= Oluf Blach =

Danish merchant

Oluf Blach (12 January 1694 – 10 July 1767) was a Danish merchant. His son continued his trading house after his death. The company changed its name to C. S. Blacks Enke & Co. in 1783.

==Early life and education==
Blach was born into a wealthy family of merchants in Aarhus. His parents were merchant Mogens Jensen Blach (c. 1653–1698) and Else Olufsdatter (c. 1663–1725). He was most likely an apprentice in Abraham Kløcker's trading house where he is known to have worked for a couple of years and whose step-daughter he married in 1723.

==Career==
Blach was granted citizenship as merchant on 3 November 1727. From 1729 to 1740, Blach, Jacob Severin and Rasmus Sternberg held a monopoly on trade on Northern Norway (then known as Finmarken). In 1763 he was appointed to managing director of the General Trade Company (Det almindelige handelskompagni).

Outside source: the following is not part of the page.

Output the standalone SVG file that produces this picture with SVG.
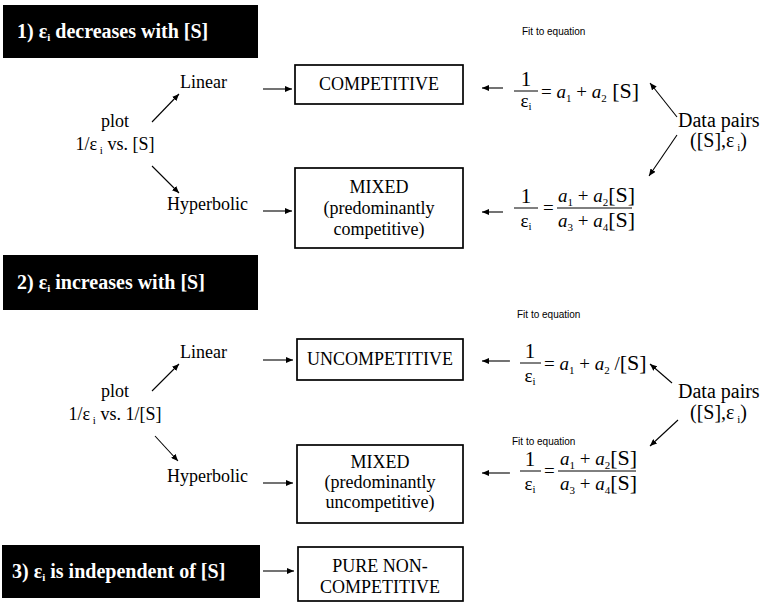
<svg xmlns="http://www.w3.org/2000/svg" width="764" height="604" viewBox="0 0 764 604">
<defs>
<style>
.t{font-family:"Liberation Serif","Times New Roman",serif;font-size:18px;fill:#000}
.bt{font-family:"Liberation Serif","Times New Roman",serif;font-size:20px;font-weight:bold;fill:#fff}
.dp{font-family:"Liberation Serif","Times New Roman",serif;font-size:20px;fill:#000}
.eq{font-family:"Liberation Serif","Times New Roman",serif;font-size:19px;fill:#000}
.one{font-family:"Liberation Serif","Times New Roman",serif;font-size:21px;fill:#000}
.fit{font-family:"Liberation Sans",Arial,sans-serif;font-size:10px;fill:#000}
.box{fill:#fff;stroke:#000;stroke-width:1.7}
.ban{fill:#000}
.c{stroke:#000;stroke-width:1.1;fill:none;marker-end:url(#ah)}
.fl{stroke:#000;stroke-width:1}
.sub{font-size:11px}
</style>
<marker id="ah" markerUnits="userSpaceOnUse" markerWidth="8" markerHeight="6" refX="7" refY="3" orient="auto">
<path d="M0,0 L7,3 L0,6 Z" fill="#000"/>
</marker>
</defs>
<rect width="764" height="604" fill="#fff"/>

<g id="connectors">
<line class="c" x1="152" y1="122" x2="179" y2="94"/>
<line class="c" x1="152" y1="166" x2="179" y2="193"/>
<line class="c" x1="263" y1="89" x2="292" y2="89"/>
<line class="c" x1="263" y1="211" x2="292" y2="211"/>
<line class="c" x1="503" y1="88" x2="482" y2="88"/>
<line class="c" x1="503" y1="212" x2="482" y2="212"/>
<line class="c" x1="677" y1="117" x2="650" y2="83"/>
<line class="c" x1="677" y1="135" x2="649" y2="176"/>
<line class="c" x1="152" y1="391" x2="179" y2="364"/>
<line class="c" x1="155" y1="436" x2="178" y2="461"/>
<line class="c" x1="263" y1="360" x2="293" y2="360"/>
<line class="c" x1="263" y1="483" x2="293" y2="483"/>
<line class="c" x1="510" y1="361" x2="482" y2="361"/>
<line class="c" x1="510" y1="473" x2="482" y2="473"/>
<line class="c" x1="672" y1="383" x2="650" y2="364"/>
<line class="c" x1="678" y1="420" x2="650" y2="446"/>
<line class="c" x1="263" y1="571" x2="294" y2="571"/>
</g>

<g id="banner1">
<rect class="ban" x="3" y="5" width="255" height="53"/>
<text class="bt" x="17" y="38">1) ε<tspan class="sub" dy="3">i</tspan><tspan dy="-3"> decreases with [S]</tspan></text>
</g>
<g id="plot1">
<text class="t" x="115" y="127" text-anchor="middle">plot</text>
<text class="t" x="115" y="150" text-anchor="middle">1/ε<tspan class="sub" dy="4"> i</tspan><tspan dy="-4"> vs. [S]</tspan></text>
</g>
<g id="linear1"><text class="t" x="180" y="88">Linear</text></g>
<g id="hyper1"><text class="t" x="167" y="210">Hyperbolic</text></g>
<g id="competitive">
<rect class="box" x="295" y="65" width="168" height="39"/>
<text class="t" x="379" y="90" text-anchor="middle">COMPETITIVE</text>
</g>
<g id="mixed1">
<rect class="box" x="295" y="168" width="168" height="80"/>
<text class="t" x="379" y="193" text-anchor="middle">MIXED</text>
<text class="t" x="379" y="214" text-anchor="middle">(predominantly</text>
<text class="t" x="379" y="235" text-anchor="middle">competitive)</text>
</g>
<g id="fit1"><text class="fit" x="522" y="35">Fit to equation</text></g>
<g id="eq1a">
<text class="one" x="526" y="86" text-anchor="middle">1</text>
<line class="fl" x1="514" y1="91" x2="538" y2="91"/>
<text class="eq" x="526" y="107" text-anchor="middle">ε<tspan class="sub" dy="3">i</tspan></text>
<text class="eq" x="541" y="98">= <tspan font-style="italic">a</tspan><tspan class="sub" dy="4">1</tspan><tspan dy="-4"> + </tspan><tspan font-style="italic">a</tspan><tspan class="sub" dy="4">2</tspan><tspan dy="-4" font-size="22"> [S]</tspan></text>
</g>
<g id="eq1b">
<text class="one" x="526" y="203" text-anchor="middle">1</text>
<line class="fl" x1="514" y1="208" x2="538" y2="208"/>
<text class="eq" x="526" y="227" text-anchor="middle">ε<tspan class="sub" dy="3">i</tspan></text>
<text class="eq" x="543" y="214">=</text>
<line class="fl" x1="557" y1="208" x2="632" y2="208"/>
<text class="eq" x="558" y="202"><tspan font-style="italic">a</tspan><tspan class="sub" dy="4">1</tspan><tspan dy="-4"> + </tspan><tspan font-style="italic">a</tspan><tspan class="sub" dy="4">2</tspan><tspan dy="-4" font-size="22">[S]</tspan></text>
<text class="eq" x="558" y="227"><tspan font-style="italic">a</tspan><tspan class="sub" dy="4">3</tspan><tspan dy="-4"> + </tspan><tspan font-style="italic">a</tspan><tspan class="sub" dy="4">4</tspan><tspan dy="-4" font-size="22">[S]</tspan></text>
</g>
<g id="data1">
<text class="dp" x="678" y="127">Data pairs</text>
<text class="dp" x="690" y="147">([S],ε<tspan class="sub" dy="4"> i</tspan><tspan dy="-4">)</tspan></text>
</g>

<g id="banner2">
<rect class="ban" x="3" y="255" width="255" height="55"/>
<text class="bt" x="17" y="289">2) ε<tspan class="sub" dy="3">i</tspan><tspan dy="-3"> increases with [S]</tspan></text>
</g>
<g id="plot2">
<text class="t" x="115" y="397" text-anchor="middle">plot</text>
<text class="t" x="115" y="420" text-anchor="middle">1/ε<tspan class="sub" dy="4"> i</tspan><tspan dy="-4"> vs. 1/[S]</tspan></text>
</g>
<g id="linear2"><text class="t" x="180" y="358">Linear</text></g>
<g id="hyper2"><text class="t" x="167" y="482">Hyperbolic</text></g>
<g id="uncompetitive">
<rect class="box" x="297" y="339" width="166" height="41"/>
<text class="t" x="380" y="365" text-anchor="middle">UNCOMPETITIVE</text>
</g>
<g id="mixed2">
<rect class="box" x="297" y="445" width="166" height="78"/>
<text class="t" x="380" y="468" text-anchor="middle">MIXED</text>
<text class="t" x="380" y="488" text-anchor="middle">(predominantly</text>
<text class="t" x="380" y="508" text-anchor="middle">uncompetitive)</text>
</g>
<g id="fit2a"><text class="fit" x="517" y="318">Fit to equation</text></g>
<g id="eq2a">
<text class="one" x="530" y="358" text-anchor="middle">1</text>
<line class="fl" x1="520" y1="363" x2="541" y2="363"/>
<text class="eq" x="530" y="382" text-anchor="middle">ε<tspan class="sub" dy="3">i</tspan></text>
<text class="eq" x="544" y="370">= <tspan font-style="italic">a</tspan><tspan class="sub" dy="4">1</tspan><tspan dy="-4"> + </tspan><tspan font-style="italic">a</tspan><tspan class="sub" dy="4">2</tspan><tspan dy="-4"> /</tspan><tspan font-size="22">[S]</tspan></text>
</g>
<g id="fit2b"><text class="fit" x="512" y="445">Fit to equation</text></g>
<g id="eq2b">
<text class="one" x="530" y="466" text-anchor="middle">1</text>
<line class="fl" x1="520" y1="471" x2="541" y2="471"/>
<text class="eq" x="530" y="490" text-anchor="middle">ε<tspan class="sub" dy="3">i</tspan></text>
<text class="eq" x="544" y="477">=</text>
<line class="fl" x1="558" y1="471" x2="636" y2="471"/>
<text class="eq" x="560" y="465"><tspan font-style="italic">a</tspan><tspan class="sub" dy="4">1</tspan><tspan dy="-4"> + </tspan><tspan font-style="italic">a</tspan><tspan class="sub" dy="4">2</tspan><tspan dy="-4" font-size="22">[S]</tspan></text>
<text class="eq" x="560" y="490"><tspan font-style="italic">a</tspan><tspan class="sub" dy="4">3</tspan><tspan dy="-4"> + </tspan><tspan font-style="italic">a</tspan><tspan class="sub" dy="4">4</tspan><tspan dy="-4" font-size="22">[S]</tspan></text>
</g>
<g id="data2">
<text class="dp" x="678" y="398">Data pairs</text>
<text class="dp" x="690" y="419">([S],ε<tspan class="sub" dy="4"> i</tspan><tspan dy="-4">)</tspan></text>
</g>

<g id="banner3">
<rect class="ban" x="2" y="545" width="258" height="53"/>
<text class="bt" x="12" y="578">3) ε<tspan class="sub" dy="3">i</tspan><tspan dy="-3"> is independent of [S]</tspan></text>
</g>
<g id="purenoncomp">
<rect class="box" x="298" y="547" width="165" height="54"/>
<text class="t" x="380" y="572" text-anchor="middle">PURE NON-</text>
<text class="t" x="380" y="593" text-anchor="middle">COMPETITIVE</text>
</g>
</svg>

In 1764 he was appointed to the managing board of Kurantbanken. Blach was appointed kancelliråd in 1746, justitsråd in 1749 and etatsråd in 1755.

His trading company was passed on to his son Christian Schaarup Blach. For a while, it was in partnership with Niels Ryberg and later with Erich Erichsen.

==Personal life==
Blach married Kløcker's step-daughter Birgitte Mangor (1699 – 17 January 1778) in the Church of Holmen on 17 November 1723. She was the daughter of city councilor and city builder (stadskonduktør) Elovius Mangor (c. 1662–1714) and Johanne Herforth (1681–1756). Her mother had married Abraham Klocker in 1719.